-- start SUPPLIED MATERIAL --
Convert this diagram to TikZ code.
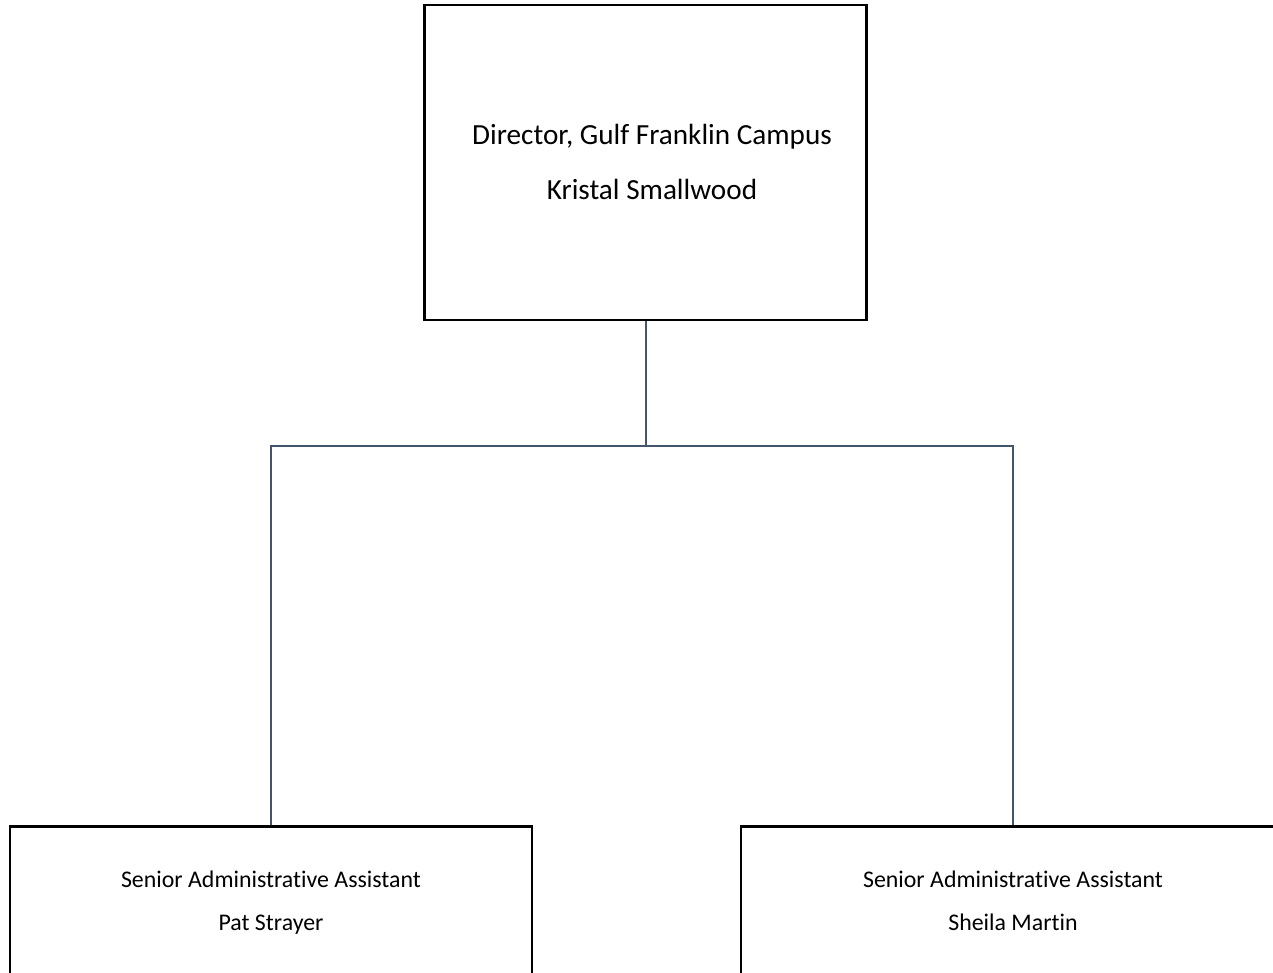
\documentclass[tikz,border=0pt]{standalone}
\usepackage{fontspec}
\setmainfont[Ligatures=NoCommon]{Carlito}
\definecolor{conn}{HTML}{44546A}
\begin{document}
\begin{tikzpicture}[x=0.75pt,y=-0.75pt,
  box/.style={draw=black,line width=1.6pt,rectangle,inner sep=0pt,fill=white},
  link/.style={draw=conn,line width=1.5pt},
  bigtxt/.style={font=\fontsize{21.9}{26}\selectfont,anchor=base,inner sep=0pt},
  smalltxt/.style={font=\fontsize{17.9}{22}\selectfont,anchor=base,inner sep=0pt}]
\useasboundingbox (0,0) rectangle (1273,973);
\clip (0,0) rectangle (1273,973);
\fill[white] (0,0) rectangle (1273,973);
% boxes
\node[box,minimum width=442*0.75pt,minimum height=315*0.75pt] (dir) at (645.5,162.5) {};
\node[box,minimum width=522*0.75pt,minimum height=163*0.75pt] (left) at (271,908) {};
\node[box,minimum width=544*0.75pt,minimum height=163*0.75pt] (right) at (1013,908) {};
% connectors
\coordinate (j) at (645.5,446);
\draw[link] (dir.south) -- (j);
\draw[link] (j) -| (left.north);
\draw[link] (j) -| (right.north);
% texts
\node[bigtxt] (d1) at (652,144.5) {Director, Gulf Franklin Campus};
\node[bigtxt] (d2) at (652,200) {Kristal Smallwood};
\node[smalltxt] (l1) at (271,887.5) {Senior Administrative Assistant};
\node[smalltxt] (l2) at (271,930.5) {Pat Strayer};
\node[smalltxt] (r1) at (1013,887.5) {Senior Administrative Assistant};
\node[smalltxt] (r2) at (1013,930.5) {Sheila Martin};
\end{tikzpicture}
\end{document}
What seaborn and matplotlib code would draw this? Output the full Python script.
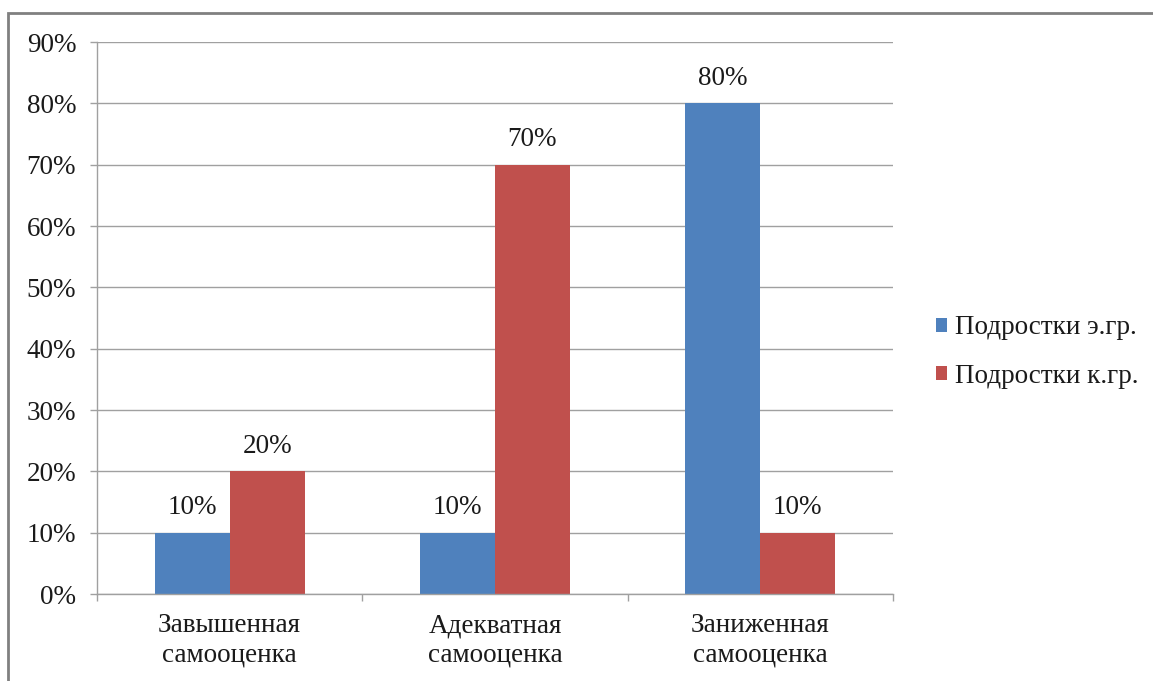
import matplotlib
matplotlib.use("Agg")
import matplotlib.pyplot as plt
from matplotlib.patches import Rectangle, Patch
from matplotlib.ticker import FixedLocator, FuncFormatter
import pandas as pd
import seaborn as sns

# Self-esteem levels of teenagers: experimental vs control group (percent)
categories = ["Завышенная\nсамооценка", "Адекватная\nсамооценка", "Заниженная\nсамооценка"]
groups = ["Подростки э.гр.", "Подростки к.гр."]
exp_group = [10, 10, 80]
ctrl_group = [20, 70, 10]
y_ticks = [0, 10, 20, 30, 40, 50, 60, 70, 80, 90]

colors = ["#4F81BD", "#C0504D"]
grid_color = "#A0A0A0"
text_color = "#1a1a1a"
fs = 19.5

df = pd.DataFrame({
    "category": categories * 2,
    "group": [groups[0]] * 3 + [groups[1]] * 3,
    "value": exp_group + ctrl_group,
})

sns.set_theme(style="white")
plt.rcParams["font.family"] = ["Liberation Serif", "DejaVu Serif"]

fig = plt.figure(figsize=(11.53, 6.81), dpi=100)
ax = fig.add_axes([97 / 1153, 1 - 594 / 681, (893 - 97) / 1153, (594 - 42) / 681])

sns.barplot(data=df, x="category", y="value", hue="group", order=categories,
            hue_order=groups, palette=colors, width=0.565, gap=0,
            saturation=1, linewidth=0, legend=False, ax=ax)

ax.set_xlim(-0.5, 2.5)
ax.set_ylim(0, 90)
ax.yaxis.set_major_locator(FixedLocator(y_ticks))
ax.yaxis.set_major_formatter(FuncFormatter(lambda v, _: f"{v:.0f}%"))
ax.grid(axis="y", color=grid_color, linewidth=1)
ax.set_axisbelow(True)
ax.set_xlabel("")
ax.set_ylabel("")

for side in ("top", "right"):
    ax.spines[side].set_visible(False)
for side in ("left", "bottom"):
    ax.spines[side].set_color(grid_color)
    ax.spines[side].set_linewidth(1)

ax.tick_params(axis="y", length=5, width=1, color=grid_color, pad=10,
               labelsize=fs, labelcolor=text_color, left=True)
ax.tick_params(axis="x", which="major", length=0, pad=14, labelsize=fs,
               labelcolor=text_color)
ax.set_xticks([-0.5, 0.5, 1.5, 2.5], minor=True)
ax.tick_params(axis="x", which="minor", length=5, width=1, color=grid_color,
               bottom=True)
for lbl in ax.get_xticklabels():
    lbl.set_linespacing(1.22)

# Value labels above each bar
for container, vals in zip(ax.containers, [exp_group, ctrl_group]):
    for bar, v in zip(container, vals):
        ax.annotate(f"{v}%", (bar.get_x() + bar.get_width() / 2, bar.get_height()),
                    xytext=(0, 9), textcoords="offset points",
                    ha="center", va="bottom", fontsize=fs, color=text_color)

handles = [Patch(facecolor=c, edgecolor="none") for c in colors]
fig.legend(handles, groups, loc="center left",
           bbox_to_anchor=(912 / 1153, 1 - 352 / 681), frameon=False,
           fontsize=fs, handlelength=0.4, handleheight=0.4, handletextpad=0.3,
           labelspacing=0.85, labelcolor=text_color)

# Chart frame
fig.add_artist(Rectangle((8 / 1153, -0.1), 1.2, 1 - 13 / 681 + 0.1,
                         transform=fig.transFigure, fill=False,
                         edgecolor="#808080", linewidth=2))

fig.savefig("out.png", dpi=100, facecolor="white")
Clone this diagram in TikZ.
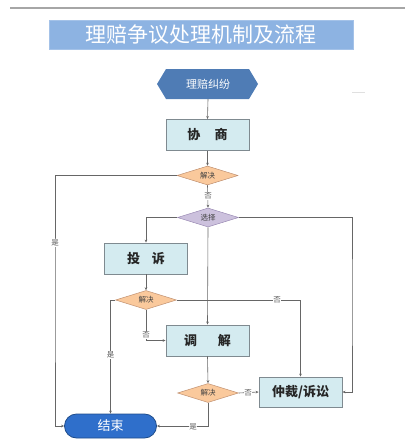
-- end SUPPLIED MATERIAL --
> WORK INSTRUCTIONS
Reproduce the whole listing above word for word, but not its pictures.

> FINISHED EXERCISE
Convert this diagram to TikZ code.
\documentclass[tikz,border=0pt]{standalone}
\usepackage{fontspec}
\setmainfont[Ligatures=NoCommon]{Carlito}
\definecolor{conn}{HTML}{44546A}
\begin{document}
\begin{tikzpicture}[x=0.75pt,y=-0.75pt,
  box/.style={draw=black,line width=1.6pt,rectangle,inner sep=0pt,fill=white},
  link/.style={draw=conn,line width=1.5pt},
  bigtxt/.style={font=\fontsize{21.9}{26}\selectfont,anchor=base,inner sep=0pt},
  smalltxt/.style={font=\fontsize{17.9}{22}\selectfont,anchor=base,inner sep=0pt}]
\useasboundingbox (0,0) rectangle (1273,973);
\clip (0,0) rectangle (1273,973);
\fill[white] (0,0) rectangle (1273,973);
% boxes
\node[box,minimum width=442*0.75pt,minimum height=315*0.75pt] (dir) at (645.5,162.5) {};
\node[box,minimum width=522*0.75pt,minimum height=163*0.75pt] (left) at (271,908) {};
\node[box,minimum width=544*0.75pt,minimum height=163*0.75pt] (right) at (1013,908) {};
% connectors
\coordinate (j) at (645.5,446);
\draw[link] (dir.south) -- (j);
\draw[link] (j) -| (left.north);
\draw[link] (j) -| (right.north);
% texts
\node[bigtxt] (d1) at (652,144.5) {Director, Gulf Franklin Campus};
\node[bigtxt] (d2) at (652,200) {Kristal Smallwood};
\node[smalltxt] (l1) at (271,887.5) {Senior Administrative Assistant};
\node[smalltxt] (l2) at (271,930.5) {Pat Strayer};
\node[smalltxt] (r1) at (1013,887.5) {Senior Administrative Assistant};
\node[smalltxt] (r2) at (1013,930.5) {Sheila Martin};
\end{tikzpicture}
\end{document}
What seaborn and matplotlib code would draw this? Output the full Python script.
import matplotlib
matplotlib.use("Agg")
import matplotlib.pyplot as plt
from matplotlib.patches import Rectangle, Patch
from matplotlib.ticker import FixedLocator, FuncFormatter
import pandas as pd
import seaborn as sns

# Self-esteem levels of teenagers: experimental vs control group (percent)
categories = ["Завышенная\nсамооценка", "Адекватная\nсамооценка", "Заниженная\nсамооценка"]
groups = ["Подростки э.гр.", "Подростки к.гр."]
exp_group = [10, 10, 80]
ctrl_group = [20, 70, 10]
y_ticks = [0, 10, 20, 30, 40, 50, 60, 70, 80, 90]

colors = ["#4F81BD", "#C0504D"]
grid_color = "#A0A0A0"
text_color = "#1a1a1a"
fs = 19.5

df = pd.DataFrame({
    "category": categories * 2,
    "group": [groups[0]] * 3 + [groups[1]] * 3,
    "value": exp_group + ctrl_group,
})

sns.set_theme(style="white")
plt.rcParams["font.family"] = ["Liberation Serif", "DejaVu Serif"]

fig = plt.figure(figsize=(11.53, 6.81), dpi=100)
ax = fig.add_axes([97 / 1153, 1 - 594 / 681, (893 - 97) / 1153, (594 - 42) / 681])

sns.barplot(data=df, x="category", y="value", hue="group", order=categories,
            hue_order=groups, palette=colors, width=0.565, gap=0,
            saturation=1, linewidth=0, legend=False, ax=ax)

ax.set_xlim(-0.5, 2.5)
ax.set_ylim(0, 90)
ax.yaxis.set_major_locator(FixedLocator(y_ticks))
ax.yaxis.set_major_formatter(FuncFormatter(lambda v, _: f"{v:.0f}%"))
ax.grid(axis="y", color=grid_color, linewidth=1)
ax.set_axisbelow(True)
ax.set_xlabel("")
ax.set_ylabel("")

for side in ("top", "right"):
    ax.spines[side].set_visible(False)
for side in ("left", "bottom"):
    ax.spines[side].set_color(grid_color)
    ax.spines[side].set_linewidth(1)

ax.tick_params(axis="y", length=5, width=1, color=grid_color, pad=10,
               labelsize=fs, labelcolor=text_color, left=True)
ax.tick_params(axis="x", which="major", length=0, pad=14, labelsize=fs,
               labelcolor=text_color)
ax.set_xticks([-0.5, 0.5, 1.5, 2.5], minor=True)
ax.tick_params(axis="x", which="minor", length=5, width=1, color=grid_color,
               bottom=True)
for lbl in ax.get_xticklabels():
    lbl.set_linespacing(1.22)

# Value labels above each bar
for container, vals in zip(ax.containers, [exp_group, ctrl_group]):
    for bar, v in zip(container, vals):
        ax.annotate(f"{v}%", (bar.get_x() + bar.get_width() / 2, bar.get_height()),
                    xytext=(0, 9), textcoords="offset points",
                    ha="center", va="bottom", fontsize=fs, color=text_color)

handles = [Patch(facecolor=c, edgecolor="none") for c in colors]
fig.legend(handles, groups, loc="center left",
           bbox_to_anchor=(912 / 1153, 1 - 352 / 681), frameon=False,
           fontsize=fs, handlelength=0.4, handleheight=0.4, handletextpad=0.3,
           labelspacing=0.85, labelcolor=text_color)

# Chart frame
fig.add_artist(Rectangle((8 / 1153, -0.1), 1.2, 1 - 13 / 681 + 0.1,
                         transform=fig.transFigure, fill=False,
                         edgecolor="#808080", linewidth=2))

fig.savefig("out.png", dpi=100, facecolor="white")
Clone this diagram in TikZ.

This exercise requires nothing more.